“Practical, stylish, and highly reliable, the ix20 offers spacious and flexible family transport at a very competitive price.”
The Hyundai ix20 is a stylish new addition to the mini-MPV segment, and is a generously equipped and practical small car that's hard to fault. Build quality is on a par with Japanese rivals like the Toyota Verso and Nissan Note. With seating for five, there's plenty of space inside, and a sliding rear bench and big boot makes it a great choice for busy families. Quiet and comfortable on the motorway, the ix20 is easy to drive. Hyundai's unlimited five-year warranty means ownership is a hassle-free experience.
There are four engines available – a 1.4 and 1.6-litre petrol and a 1.4 and 1.6-litre diesel. The 1.4-litre engines both come with 89bhp. The petrol is nippy around town, but thanks to an additional 83Nm of torque and a six-speed gearbox, the diesel is better for longer journeys, but has to be worked quite hard to make progress. The 123bhp 1.6-litre petrol is only available with a four-speed automatic gearbox, and can’t match the class-leading fuel economy of the smaller engines. The ix20 has plenty of grip and corners well, but isn’t quite as poised as some rivals. The steering is light, making it easy to manoeuvre, but isn’t as direct or accurate as rivals like the Nissan Note, and it feels like a big car to park.
The comfortable suspension set-up eases the car over bumps without disturbing the occupants. The 1.4 CRDi diesel can sound quite harsh at higher revs, but a tall sixth gear prevents this being a big issue. Wind and tyre noise are kept low, and the comfy seats make finding the right driving position easy.
The ix20 has yet to be crash-tested, but the i20 hatchback on which it's based scored a maximum five Euro NCAP stars overall, performing well for both adult and child protection. Electronic stability control is fitted to all models, as are anti-lock brakes, twin front airbags and Isofix child seat mountings. There is also a hill-start assist that gently applies the brakes when stopped on an incline, preventing the car from rolling back. The neat interior is well built and sturdy, and the materials used are all of a reassuringly high quality. Hyundai has a growing reputation for good reliability, and the i30 hatchback was the overall winner of the 2010's Driver Power survey.
The 440-litre boot is above average size for this kind of car, and what's more, it swells to an impressive 1,486 litres when the back seats are folded flat.
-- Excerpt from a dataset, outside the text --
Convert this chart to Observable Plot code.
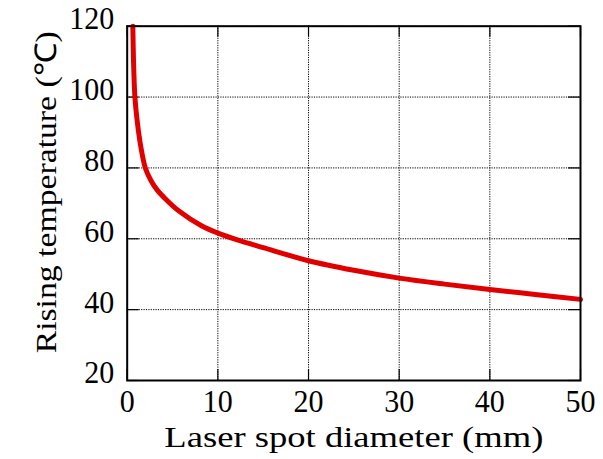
<!DOCTYPE html>
<html>
<head>
<meta charset="utf-8">
<script src="https://cdn.jsdelivr.net/npm/d3@7"></script>
<script src="https://cdn.jsdelivr.net/npm/@observablehq/plot@0.6"></script>
<style>
  html, body { margin: 0; padding: 0; background: #fff; }
  #chart svg { display: block; }
  #chart svg text { font-family: "Liberation Serif", "Times New Roman", serif; }
</style>
</head>
<body>
<div id="chart"></div>
<script>
const diameter = [0.62, 0.7, 0.85, 1.1, 1.5, 2.0, 2.63, 3.3, 4.2, 5.67, 8.24, 10, 12.5, 15, 20, 25, 30, 35, 40, 45, 50];
const temperature = [120, 110, 100, 93.3, 86, 80, 76.4, 73.8, 71.3, 67.9, 63.6, 61.6, 59.4, 57.5, 53.8, 51.1, 48.9, 47.2, 45.7, 44.3, 42.9];
const xTicks = [0, 10, 20, 30, 40, 50];
const yTicks = [20, 40, 60, 80, 100, 120];
const xLabel = "Laser spot diameter (mm)";
const yLabel = "Rising temperature (\u2103)";

const data = diameter.map((d, i) => ({d, t: temperature[i]}));

const W = 603, H = 459;
const mL = 126.7, mR = 23, mT = 25.7, mB = 79;
const fw = W - mL - mR, fh = H - mT - mB;
const font = "Liberation Serif, Times New Roman, serif";

const chart = Plot.plot({
  width: W,
  height: H,
  marginLeft: mL,
  marginRight: mR,
  marginTop: mT,
  marginBottom: mB,
  style: {fontFamily: font, fontSize: "30px", background: "#fff", color: "#000"},
  x: {domain: [0, 50], ticks: xTicks},
  y: {domain: [20, 120], ticks: yTicks},
  marks: [
    Plot.gridX(xTicks, {stroke: "#000", strokeOpacity: 1, strokeWidth: 1, strokeDasharray: "1.2,1.2"}),
    Plot.gridY(yTicks, {stroke: "#000", strokeOpacity: 1, strokeWidth: 1, strokeDasharray: "1.2,1.2"}),
    Plot.tickY(yTicks, {y: d => d, stroke: "#000", strokeWidth: 1.2, insetRight: fw - 12}),
    Plot.tickY(yTicks, {y: d => d, stroke: "#000", strokeWidth: 1.2, insetLeft: fw - 12}),
    Plot.tickX(xTicks, {x: d => d, stroke: "#000", strokeWidth: 1.2, insetTop: fh - 11}),
    Plot.tickX(xTicks, {x: d => d, stroke: "#000", strokeWidth: 1.2, insetBottom: fh - 11}),
    Plot.axisX({ticks: xTicks, tickSize: 0, tickPadding: 9, label: null, fontSize: 31, className: "xt"}),
    Plot.axisY({ticks: yTicks, tickSize: 0, tickPadding: 13, dy: -7, label: null, fontSize: 31, className: "yt"}),
    Plot.line(data, {x: "d", y: "t", stroke: "#e10000", strokeWidth: 5, curve: "catmull-rom"}),
    Plot.frame({stroke: "#000", strokeWidth: 2}),
    Plot.text([xLabel], {text: d => d, frameAnchor: "bottom", dy: 66, fontSize: 30, fill: "#000", className: "xl"}),
    Plot.text([yLabel], {text: d => d, frameAnchor: "left", textAnchor: "middle", rotate: -90, dx: -81, dy: -11, fontSize: 30, fill: "#000", className: "yl"})
  ]
});
document.getElementById("chart").appendChild(chart);
// stretch glyphs horizontally to match the reference's wider type
const svg = d3.select(chart);
svg.selectAll(".xl text").attr("textLength", 379).attr("lengthAdjust", "spacingAndGlyphs");
svg.selectAll(".yl text").attr("textLength", 322).attr("lengthAdjust", "spacingAndGlyphs");
svg.selectAll(".xt text, .yt text").each(function() {
  const n = this.textContent.length;
  d3.select(this).attr("textLength", 15 * n).attr("lengthAdjust", "spacingAndGlyphs");
});
</script>
</body>
</html>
The wide, flat loading bay makes loading bigger items easy, and the rear seats slide independently of each other, allowing you to adjust the amount of space in the back. The glovebox is large and there are plenty of storage spaces dotted around the dash. The boot can be also be split in two with a dividing panel, and the wide-opening doors make getting in and out easy.
Value for money
The ix20 is one of the best-value mini-MPVs around, undercutting rivals like the Vauxhall Meriva and offering more equipment as standard. Even entry- level ‘Classic’ models get air-con and traction control. For an extra £1,100, the mid-range Active adds 16-inch alloys, a leather steering wheel, all-electric windows, reversing sensors and Bluetooth. Top-spec Style models get a panoramic glass sunroof, front fog lights and folding door mirrors. The diesel and petrol engines are similarly powered, but there's a £1,400 premium for the more efficient 1.4-litre CRDI. Thanks to the great warranty, resale values will be strong.
The 1.6-litre petrol automatic is the most expensive to run, but even that offers 43.6mpg and emissions of 154g/km, costing £155 a year to tax. The lowest running costs come with the 1.4-litre diesel engine.